The “Dead Spot” Problem

Every higher ed institution has “dead spots” — times when students are stuck with nobody to ask for support. Although faculty schedules are coordinated around student activity in a team-based support model like WGU’s, full staffing around-the-clock is not realistic. That dead spot can be a serious momentum killer. If a student can't get help on a topic or issue when they are stuck, they tend to quit — sometimes just for that day, but sometimes they give up on the course or the degree program entirely.

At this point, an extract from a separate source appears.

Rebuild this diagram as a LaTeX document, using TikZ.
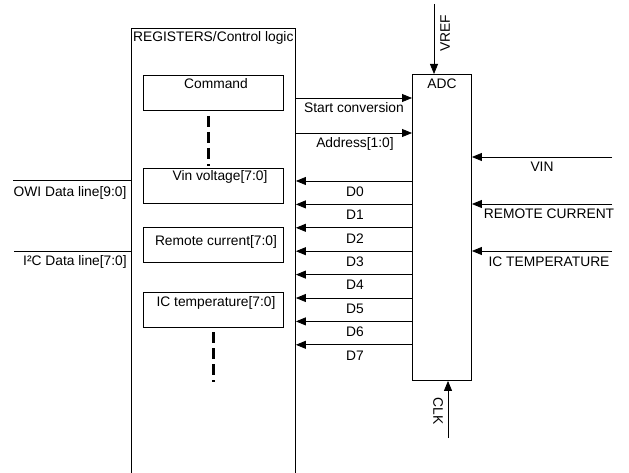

It’s not a motivation problem; it’s an access problem. As WGU Provost and Chief Academic Officer Courtney Hills McBeth puts it, students are often juggling full-time work, family responsibilities, and a driving need to better their situation. They have limited windows of study time. When they need help, it is often at odd hours, so they rely on a mix of immediately available resources. 

Many students turn first to course materials, but a significant share reaches for external tools: search engines, YouTube, study apps and other AI tools. WGU wanted to meet that demand in a human-centered way and without compromising academic integrity. The result: AVA. 

Meet AVA

WGU’s Academic Virtual Assistant, or AVA, is trained on course-specific learning resources and delivers in-the-moment academic support tailored to the curriculum. Grounding AVA directly in course resources keeps terminology consistent and ensures that each student gets the right information and support to help them gain competency and pass the course while maintaining academic integrity.  

AVA is a learning enabler, not a substitute. Students cannot use AVA to create answers to test questions or do their projects for them. Instead, it points them back to specific course sections for deeper learning. Because AVA is built and governed within WGU, we shape key aspects of the experience — accessibility, conversation tone, and alignment with learning science — to support an equitable and productive learning environment. Students most often use AVA for concept clarification and study support, including generating practice questions and quizzes and checking readiness for objective assessments.

What WGU Has Learned So Far

We piloted AVA in the School of Technology and gathered student feedback to refine how we present it and how it behaves.

Our first challenge: discoverability. Students asked for an AVA link to be “front and center” on the course homepage and reinforced via welcome emails and reminders. We’re also adding a guided walkthrough for first-time users.

Once students find AVA, they like it: 80% say responses are helpful, and many cite speed and convenience as the core benefit. In their words:

“I find the most valuable aspect of AVA is the timely feedback.”

“It is there to quickly answer questions or explain concepts.”

“It’s convenient. It’s available whenever I need it with no wait times.” 

AVA is helping to solve the “dead spot” problem: Students are finding answers during times they couldn’t previously reach anyone. And interestingly enough, data shows that AVA users are now 1.8 times more likely to contact an instructor during working hours. Getting unstuck on their own made them more confident and more ready for a real conversation. A late-night dead end becomes a productive question by morning. 

AI That Opens Doors to Human Connection

The conventional worry about AI in education is that it replaces human interaction. At WGU, we’ve found the opposite. AVA helps to remove barriers between students and the human help that already exists. When students can frame their own questions, they become more willing to seek out an instructor, not less. 

The best educational technology is grounded in real student needs, is easy to find, and is governed with clear guardrails. AVA meets that bar, and the data suggests it’s not just helping students get unstuck; it’s helping them actually finish.

A Call to Action

If you serve learners in any setting, I invite you to identify your own “dead spots” and pilot an always-on support experience with strong governance. Start by choosing a high-enrollment course or a known bottleneck, grounding the assistant in approved learning resources, setting integrity and escalation policies, and measuring whether students reengage with course materials and human support. When AI is designed to strengthen — not replace — human connection, it can help more learners persist, complete and advance.